I've been watching a lot of old films lately. Michelangelo Antonioni's L'avventura from 1960 was one of the best. I found it a refreshing insight into how seemingly simple life was two generations ago, yet how complex relationships could become. It tells the story of a wealthy, stlyish, oversexed man, frustrated by a lack of satisfaction from past relationships (Gabriele Ferzetti), trying to develop and cement something new with an irritatingly complex and unresponsive woman, Anna.

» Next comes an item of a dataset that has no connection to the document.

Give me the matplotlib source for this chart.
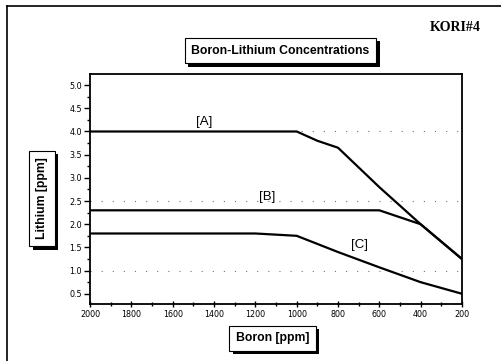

Ferzetti is unbelievably magnetic. He's not the best looking, but women are drawn to his powerful virility. When Anna disappears after throwing a tantrum while on an island vacation, he falls in love with her much simpler, and undeniably more beautiful, best friend (Monica Vitti). Monica Vitti - see picture - is absolutely gorgeous in that very 60s-vogue-blonde, black and white chic kind of way. Their love, guilt-filled at first, turns her into the complex kind of woman that Ferzetti was troubled by in the first place.

The film is a character study, a film lovers' film. It pioneered the use of long takes and empty frames. Existential themes from post-second world war thought, such as the feeling of 'modern alienation', are central but not overpowering. I came away from watching this with a feeling that life is inherently uncertain, yet, is fully predetermined. I felt that, as people, it's really hard for us to grasp the big picture.

Wikipedia says L'avventura won the Prix le Premier Regard at Cannes in 1960. You should check it out.